Bristol-Myers Squibb Co. and Celgene Corp. executives had been kicking around the notion of a combination for a couple years, according to people with knowledge of the matter, who asked not to be identified discussing these and other private details of the negotiations. Both companies’ shares had been suffering and both were driven by a need for new products to continue growing.

Reaching the $74 billion agreement was another matter. Pausing only on Christmas Day, bankers, lawyers and executives worked frantically through the final days of 2018 to ink the deal by their target date. The quieter period helped, freeing key players at both companies from some of the daily rigors of running their businesses while the deal was hammered out over numerous conference calls.

Holiday Sacrifice Brings Bristol-Myers New Year's Champagne

The transaction is the biggest acquisition ever announced so early in a calendar year, according to data compiled by Bloomberg going back to 1990. Even its architects were surprised they were able to stick to their original timetable.

Bristol Chief Executive Officer Giovanni Caforio said the two companies had discussed “potential opportunities to work together several times in the past.” Formal negotiations kicked off in earnest when he called Celgene CEO Mark Alles in September with an invitation to share a meal.

Historic Day

The market turmoil of 2018’s closing months helped the two sides clear an important final hurdle -- valuation. The slide in equities meant Bristol could pay what it deemed a reasonable price while offering Celgene shareholders a 54 percent premium. Bristol and Celgene didn’t comment on details of the negotiations beyond their public statements.
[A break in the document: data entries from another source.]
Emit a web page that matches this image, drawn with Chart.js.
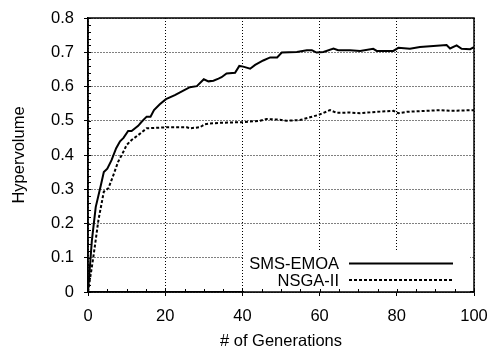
<!DOCTYPE html>
<html><head><meta charset="utf-8">
<script src="https://cdn.jsdelivr.net/npm/chart.js@4/dist/chart.umd.min.js"></script>
<style>html,body{margin:0;padding:0;background:#fff}#wrap{width:492px;height:348px}</style>
</head><body><div id="wrap"><canvas id="c" width="492" height="348"></canvas></div>
<script>
const smsGen = [0,1,2,3.3,4.1,5,6.1,7.3,8.3,9.2,10.4,11.3,13,13.9,15.2,16.2,17.1,18.6,20.2,22.5,24.7,26.4,28.2,30,31.2,32.5,33.8,34.6,35.9,38.1,39.2,40.2,42,43.3,45.4,47.2,49,50.2,54.1,56.7,58,59.2,61,63.6,64.8,67.9,70.5,73.9,74.8,79.1,80.4,83.4,86,92.9,93.8,95.5,96.8,99,100];
const smsHv = [0,0.15,0.248,0.31,0.35,0.36,0.385,0.42,0.44,0.45,0.47,0.47,0.485,0.497,0.512,0.512,0.531,0.548,0.563,0.575,0.588,0.598,0.601,0.621,0.615,0.617,0.623,0.627,0.638,0.64,0.66,0.658,0.652,0.663,0.676,0.685,0.685,0.699,0.701,0.706,0.706,0.699,0.701,0.711,0.706,0.706,0.704,0.71,0.704,0.704,0.713,0.71,0.715,0.721,0.711,0.72,0.71,0.709,0.715];
const nsgaGen = [0,1.4,2.7,4.1,5.3,6.6,7.8,9.2,10,11.3,13,15.2,20.4,25.6,26.4,29,30.3,31.6,34.2,40.2,44.6,46.3,49.7,51.5,54.9,57.5,59.7,61,62.7,64.4,67.9,70.5,74.8,79.1,80.4,82.6,91.2,93.8,100];
const nsgaHv = [0,0.103,0.21,0.293,0.303,0.342,0.38,0.41,0.429,0.444,0.458,0.478,0.481,0.481,0.478,0.481,0.49,0.492,0.494,0.496,0.5,0.505,0.503,0.5,0.502,0.51,0.517,0.523,0.531,0.523,0.524,0.522,0.526,0.529,0.522,0.526,0.531,0.529,0.531];
const seriesNames = ['SMS-EMOA','NSGA-II'];
const xTicks = [0,20,40,60,80,100];
const yTicks = [0,0.1,0.2,0.3,0.4,0.5,0.6,0.7,0.8];

const FONT = "'Liberation Sans', Arial, Helvetica, sans-serif";
Chart.defaults.font.family = FONT;
Chart.defaults.color = '#000';

const framePlugin = {
  id: 'frame',
  afterDraw(chart) {
    const {ctx, chartArea: a, scales: {x, y}} = chart;
    ctx.save();
    // legend background
    ctx.fillStyle = '#fff';
    ctx.fillRect(244, 251, 226, a.bottom - 251);
    // legend entries
    ctx.font = '16.5px ' + FONT;
    ctx.textAlign = 'right';
    ctx.textBaseline = 'middle';
    const rows = [263.5, 280];
    chart.data.datasets.forEach((ds, i) => {
      ctx.fillStyle = '#000';
      ctx.fillText(ds.label, 339, rows[i] + 1);
      ctx.beginPath();
      ctx.strokeStyle = ds.borderColor;
      ctx.lineWidth = ds.borderWidth;
      ctx.setLineDash(ds.borderDash || []);
      ctx.moveTo(349, rows[i]);
      ctx.lineTo(453, rows[i]);
      ctx.stroke();
    });
    ctx.setLineDash([]);
    // minor ticks (inward)
    ctx.strokeStyle = '#000';
    ctx.lineWidth = 1;
    ctx.beginPath();
    for (let v = 0; v <= 0.8001; v += 0.02) {
      const py = Math.round(y.getPixelForValue(v)) + 0.5;
      ctx.moveTo(a.left, py); ctx.lineTo(a.left + 3, py);
    }
    for (let g = 0; g <= 100; g += 5) {
      const px = Math.round(x.getPixelForValue(g)) + 0.5;
      ctx.moveTo(px, a.bottom); ctx.lineTo(px, a.bottom - 3);
    }
    ctx.stroke();
    // frame
    ctx.lineWidth = 1.5;
    ctx.strokeRect(a.left, a.top, a.right - a.left, a.bottom - a.top);
    ctx.restore();
  }
};

new Chart(document.getElementById('c'), {
  type: 'line',
  data: {
    datasets: [
      { label: seriesNames[0], data: smsGen.map((g, i) => ({x: g, y: smsHv[i]})),
        borderColor: '#000', borderWidth: 2, pointRadius: 0, tension: 0, fill: false },
      { label: seriesNames[1], data: nsgaGen.map((g, i) => ({x: g, y: nsgaHv[i]})),
        borderColor: '#000', borderWidth: 2, borderDash: [3, 2], pointRadius: 0, tension: 0, fill: false }
    ]
  },
  options: {
    responsive: false,
    animation: false,
    layout: { padding: { top: 18, right: 18, left: 0, bottom: 0 } },
    plugins: { legend: { display: false }, tooltip: { enabled: false } },
    scales: {
      x: {
        type: 'linear', min: 0, max: 100,
        afterBuildTicks: s => { s.ticks = xTicks.map(v => ({value: v})); },
        afterFit: s => { s.height = 56; s.paddingLeft = 0; s.paddingRight = 0; },
        ticks: { font: { size: 16.5 }, padding: 11, maxRotation: 0, color: '#000' },
        grid: { color: '#000', lineWidth: 1, tickLength: 4, tickColor: '#000', drawOnChartArea: true },
        border: { display: true, color: '#000', width: 1.5, dash: [1, 2] },
        title: { display: true, text: '# of Generations', font: { size: 16.5 }, color: '#000', padding: { top: 0, bottom: -3 } }
      },
      y: {
        type: 'linear', min: 0, max: 0.8,
        afterBuildTicks: s => { s.ticks = yTicks.map(v => ({value: v})); },
        afterFit: s => { s.width = 88; s.paddingTop = 0; s.paddingBottom = 0; },
        ticks: { font: { size: 16.5 }, padding: 10, color: '#000', callback: v => (v === 0 ? '0' : String(+v.toFixed(1))) },
        grid: { color: '#000', lineWidth: 1, tickLength: 4, tickColor: '#000' },
        border: { display: true, color: '#000', width: 1.5, dash: [1, 2] },
        title: { display: true, text: 'Hypervolume', font: { size: 16.5 }, color: '#000', padding: { top: 10, bottom: 0 } }
      }
    }
  },
  plugins: [framePlugin]
});
</script></body></html>
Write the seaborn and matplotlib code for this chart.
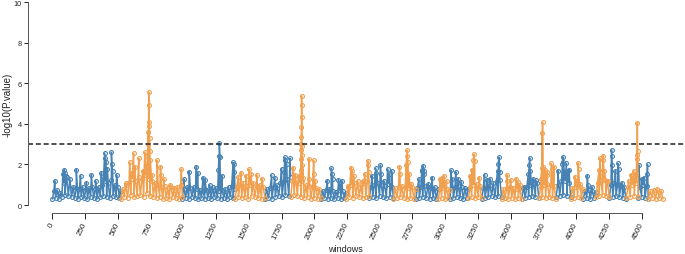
import numpy as np
import pandas as pd
import matplotlib
matplotlib.use("Agg")
import matplotlib.pyplot as plt
import seaborn as sns

# chromosome segments along the window axis (start window of each, last one closes)
seg_edges = [0, 525, 993, 1395, 1624, 1820, 2052, 2243, 2420, 2604, 2775, 2947,
             3037, 3177, 3279, 3431, 3584, 3716, 3846, 3958, 4054, 4151, 4253,
             4381, 4475, 4551, 4663]

# background -log10(P) values, evenly spread over each segment
base_vals = [
    [0.3, 0.7, 0.35, 0.75, 0.3, 0.6, 0.4, 1.1, 0.5, 1.4, 0.45, 1.3, 0.4, 0.9, 0.35, 0.85, 0.3, 0.8, 0.4, 0.9, 0.35, 0.8,
     0.3, 0.85, 0.4, 0.9, 0.35, 0.8, 0.3, 0.9, 0.4, 1.0, 0.45, 1.2, 0.4, 1.1, 0.35, 1.25, 0.45, 1.0, 0.4, 0.9, 0.35, 0.7],
    [0.3, 0.8, 0.4, 1.0, 0.35, 1.1, 0.5, 1.3, 0.4, 1.2, 0.45, 1.4, 0.5, 1.3, 0.4, 1.5, 0.6, 1.3, 0.45, 1.2,
     0.4, 1.1, 0.35, 1.0, 0.4, 0.9, 0.3, 0.95, 0.35, 0.85, 0.3, 0.9, 0.4, 0.85, 0.35, 0.9, 0.3, 1.0, 0.4],
    [0.3, 0.8, 0.35, 0.9, 0.3, 0.85, 0.4, 0.9, 0.35, 0.8, 0.3, 0.75, 0.35, 0.7, 0.3, 0.75, 0.35,
     0.8, 0.3, 0.9, 0.4, 0.85, 0.35, 0.7, 0.3, 0.75, 0.35, 0.8, 0.3, 0.9, 0.4, 0.95, 0.35, 0.8],
    [0.3, 0.9, 0.4, 1.0, 0.35, 1.1, 0.4, 0.95, 0.3, 1.0, 0.45, 1.1, 0.4, 0.95, 0.35, 1.0, 0.3, 0.9, 0.35],
    [0.3, 0.8, 0.35, 0.85, 0.3, 0.9, 0.4, 1.0, 0.45, 1.1, 0.4, 1.2, 0.5, 1.3, 0.45, 1.4],
    [0.4, 1.2, 0.5, 1.3, 0.45, 1.1, 0.4, 1.2, 0.35, 1.0, 0.4, 0.95, 0.3, 0.9, 0.35, 0.85, 0.3, 0.8, 0.35],
    [0.3, 0.7, 0.35, 0.75, 0.3, 0.8, 0.35, 0.7, 0.3, 0.65, 0.35, 0.75, 0.3, 0.7, 0.35, 0.6],
    [0.3, 0.9, 0.4, 1.0, 0.35, 1.1, 0.45, 1.2, 0.4, 1.0, 0.35, 1.1, 0.4, 1.2, 0.45],
    [0.35, 0.9, 0.4, 1.0, 0.35, 1.1, 0.45, 1.0, 0.4, 0.95, 0.35, 1.05, 0.4, 0.9, 0.35],
    [0.3, 0.85, 0.35, 0.9, 0.4, 0.95, 0.35, 0.9, 0.3, 0.85, 0.35, 0.9, 0.3, 0.8],
    [0.3, 0.85, 0.35, 0.9, 0.4, 0.95, 0.35, 0.9, 0.3, 0.85, 0.35, 0.9, 0.3, 0.8],
    [0.3, 0.8, 0.35, 0.85, 0.3, 0.8, 0.35, 0.75],
    [0.3, 0.85, 0.35, 0.9, 0.4, 0.95, 0.35, 0.9, 0.3, 0.85, 0.35, 0.8],
    [0.35, 0.9, 0.4, 1.0, 0.35, 1.05, 0.4, 0.95, 0.35],
    [0.3, 0.85, 0.35, 0.9, 0.4, 1.0, 0.45, 1.1, 0.4, 1.2, 0.45, 1.25, 0.4],
    [0.3, 0.8, 0.35, 0.85, 0.3, 0.9, 0.35, 0.85, 0.3, 0.8, 0.35, 0.85, 0.3],
    [0.3, 0.85, 0.35, 0.9, 0.4, 1.0, 0.45, 1.05, 0.4, 1.1, 0.35],
    [0.35, 0.9, 0.4, 1.0, 0.35, 1.05, 0.4, 1.0, 0.35, 0.95, 0.3],
    [0.4, 1.0, 0.45, 1.2, 0.5, 1.2, 0.45, 1.1, 0.4],
    [0.3, 0.85, 0.35, 0.9, 0.4, 0.9, 0.35, 0.8],
    [0.3, 0.7, 0.35, 0.75, 0.3, 0.7, 0.35, 0.65],
    [0.4, 1.1, 0.45, 1.2, 0.5, 1.3, 0.45, 1.2, 0.4],
    [0.35, 1.0, 0.4, 1.1, 0.45, 1.0, 0.4, 0.95, 0.35, 0.9, 0.3],
    [0.35, 0.9, 0.4, 1.0, 0.45, 1.1, 0.4],
    [0.35, 0.9, 0.4, 1.0, 0.35, 0.95, 0.3],
    [0.3, 0.7, 0.35, 0.75, 0.3, 0.8, 0.35, 0.7, 0.3],
]

# windows standing out above the background band
hit_windows = [
    [18, 80, 90, 97, 105, 183, 215, 260, 298, 330, 374, 390, 400, 405, 410, 420, 451, 455, 460, 490],
    [560, 590, 600, 620, 630, 660, 690, 705, 715, 725, 730, 733, 735, 736, 738, 740, 742, 745, 748,
     760, 800, 825, 830, 850, 900, 985],
    [1005, 1045, 1100, 1110, 1150, 1165, 1200, 1268, 1272, 1275, 1280, 1295, 1380, 1386, 1390],
    [1420, 1440, 1480, 1500, 1520, 1560, 1600],
    [1675, 1700, 1750, 1770, 1775, 1780, 1790, 1815],
    [1840, 1855, 1880, 1895, 1897, 1899, 1900, 1901, 1902, 1903, 1904, 1905, 1906, 1907, 1910, 1915,
     1960, 1962, 1995, 1998, 2005],
    [2100, 2130, 2135, 2140, 2185, 2195, 2210],
    [2260, 2280, 2290, 2300, 2370, 2385, 2410, 2413, 2416],
    [2440, 2470, 2475, 2505, 2510, 2530, 2560, 2575, 2590],
    [2650, 2655, 2700, 2708, 2710, 2715, 2725, 2740],
    [2800, 2820, 2825, 2830, 2835, 2840, 2870, 2900],
    [2960, 2975, 2990, 3010],
    [3045, 3055, 3080, 3100, 3120],
    [3190, 3205, 3215, 3220, 3225, 3260],
    [3300, 3320, 3340, 3400, 3405, 3410, 3415],
    [3470, 3475, 3500, 3540, 3555, 3570],
    [3600, 3635, 3640, 3645, 3650, 3670, 3690],
    [3730, 3738, 3741, 3743, 3745, 3760, 3775, 3780, 3810, 3815, 3830],
    [3860, 3895, 3898, 3903, 3925, 3935, 3945],
    [3990, 4000, 4015, 4018, 4030],
    [4085, 4090, 4120],
    [4175, 4180, 4183, 4205, 4208, 4215, 4225, 4235],
    [4270, 4272, 4275, 4300, 4318, 4325, 4350],
    [4400, 4420, 4440, 4455, 4462, 4465, 4467, 4469],
    [4478, 4500, 4520, 4540, 4545],
    [],
]
hit_vals = [
    [1.2, 1.55, 1.75, 1.6, 1.45, 1.75, 1.45, 1.1, 1.5, 1.2, 1.6, 1.3, 2.56, 2.3, 2.1, 1.8, 2.6, 2.0, 1.7, 1.5],
    [1.1, 2.1, 1.6, 2.55, 1.9, 2.3, 1.7, 2.6, 2.0, 2.4, 3.0, 3.6, 4.1, 5.55, 4.94, 3.9, 3.3, 2.65, 2.2,
     1.5, 2.2, 1.9, 1.5, 1.3, 1.0, 1.77],
    [1.28, 1.65, 1.9, 1.6, 1.35, 1.25, 1.0, 1.75, 2.4, 3.05, 2.35, 1.45, 2.1, 1.65, 2.0],
    [1.4, 1.6, 1.45, 1.77, 1.55, 1.5, 1.3],
    [1.47, 1.35, 1.8, 1.65, 2.35, 2.2, 2.0, 2.3],
    [1.85, 1.5, 1.45, 1.75, 2.25, 2.7, 3.0, 3.33, 3.83, 5.38, 4.95, 4.36, 2.9, 2.45, 1.95, 1.35,
     2.27, 1.3, 2.2, 1.55, 1.2],
    [1.2, 1.82, 1.55, 1.3, 1.25, 1.05, 1.2],
    [0.95, 1.85, 1.7, 1.45, 1.2, 1.55, 2.18, 1.95, 1.65],
    [1.45, 1.82, 1.6, 1.97, 1.55, 1.2, 1.78, 1.55, 1.7],
    [1.9, 1.55, 1.95, 2.4, 2.7, 2.1, 1.55, 1.05],
    [1.3, 1.7, 1.75, 1.94, 1.7, 1.55, 1.05, 1.35],
    [1.3, 1.35, 1.45, 1.2],
    [1.72, 1.3, 1.64, 1.3, 1.15],
    [1.45, 1.75, 2.2, 2.5, 2.15, 1.35],
    [1.5, 1.25, 1.3, 1.7, 2.0, 2.35, 1.65],
    [1.5, 1.2, 1.25, 1.3, 1.15, 1.0],
    [0.9, 1.55, 1.95, 2.32, 1.7, 1.3, 1.25],
    [1.3, 1.85, 3.53, 4.07, 1.9, 1.75, 1.65, 1.5, 2.05, 1.8, 1.9],
    [1.7, 2.0, 2.38, 2.1, 2.05, 1.7, 1.75],
    [1.4, 1.2, 2.07, 1.8, 1.05],
    [1.45, 1.0, 0.9],
    [1.75, 1.45, 2.3, 2.43, 2.2, 1.7, 1.2, 1.15],
    [2.72, 2.4, 1.95, 1.7, 2.05, 1.8, 1.1],
    [1.2, 1.5, 1.7, 1.55, 2.25, 2.45, 4.05, 2.68],
    [1.98, 1.3, 1.35, 1.55, 2.0],
    [],
]

threshold = 3
x_ticks = list(range(0, 4501, 250))
y_ticks = [0, 2, 4, 6, 8, 10]
colors = ["#4682B4", "#F0A04E"]

rows = []
for i, vals in enumerate(base_vals):
    wins = np.linspace(seg_edges[i], seg_edges[i + 1] - 1, len(vals))
    for w, v in zip(wins, vals):
        rows.append((w, v, i + 1))
    for w, v in zip(hit_windows[i], hit_vals[i]):
        rows.append((w, v, i + 1))
df = pd.DataFrame(rows, columns=["window", "logp", "chrom"])
df["parity"] = (df["chrom"] - 1) % 2

sns.set_theme(style="white")
plt.rcParams["font.family"] = ["Liberation Sans", "DejaVu Sans"]

fig = plt.figure(figsize=(6.85, 2.55), dpi=100)
ax = fig.add_axes([28 / 685, 41 / 255, 657 / 685, 214 / 255])

for p, c in enumerate(colors):
    sns.lineplot(data=df[df["parity"] == p], x="window", y="logp", units="chrom",
                 estimator=None, color=c, lw=1.1, marker="o", ms=2.8,
                 mfc="none", mec=c, mew=0.8, ax=ax, legend=False)

ax.axhline(threshold, color="#333333", lw=1.2, ls=(0, (3.0, 1.7)))

ax.set_xlim(-186, 4831)
ax.set_ylim(-0.39, 10.15)
ax.set_xticks(x_ticks)
ax.set_xticklabels([str(t) for t in x_ticks], rotation=65, ha="right", va="center",
                   rotation_mode="anchor")
ax.set_yticks(y_ticks)
ax.set_yticklabels([str(t) for t in y_ticks])
ax.tick_params(axis="x", length=4, width=0.7, pad=2.5, labelsize=5.8, colors="#222222",
               bottom=True)
ax.tick_params(axis="y", length=3, width=0.7, pad=1.5, labelsize=5.3, colors="#222222",
               left=True)

for s in ["top", "right"]:
    ax.spines[s].set_visible(False)
for s in ["left", "bottom"]:
    ax.spines[s].set_color("#555555")
    ax.spines[s].set_linewidth(0.7)
ax.spines["left"].set_bounds(0, 10)
ax.spines["bottom"].set_bounds(0, 4500)

ax.set_xlabel("windows", fontsize=6.5, color="#222222")
ax.xaxis.set_label_coords(317 / 657, -31 / 214)
ax.set_ylabel("-log10(P.value)", fontsize=7, color="#222222")
ax.yaxis.set_label_coords(-15 / 657, 0.51)

fig.savefig("out.png", dpi=100)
Bristol-Myers fell 14 percent in New York on Thursday to $45.12 a share, while Celgene climbed 21 percent to $80.43.

When the deal, which includes a $2.2 billion breakup fee, was unveiled on Thursday, Caforio called it a “historic day” for both companies.

It wasn’t a bad day for their advisers either. Bristol’s lead bankers at Morgan Stanley, along with Evercore Inc. and Dyal Co., will share as much as $85 million in fees, according to estimates by Freeman Consulting Services. Celgene’s lead adviser, JPMorgan Chase & Co., as well as Citigroup Inc., could share as much as $110 million.

While the executives and hired guns may have skipped their usual holiday celebrations, they’ll still get champagne -- Bristol’s code name for Celgene in the talks -- when they sit down for the official closing dinner.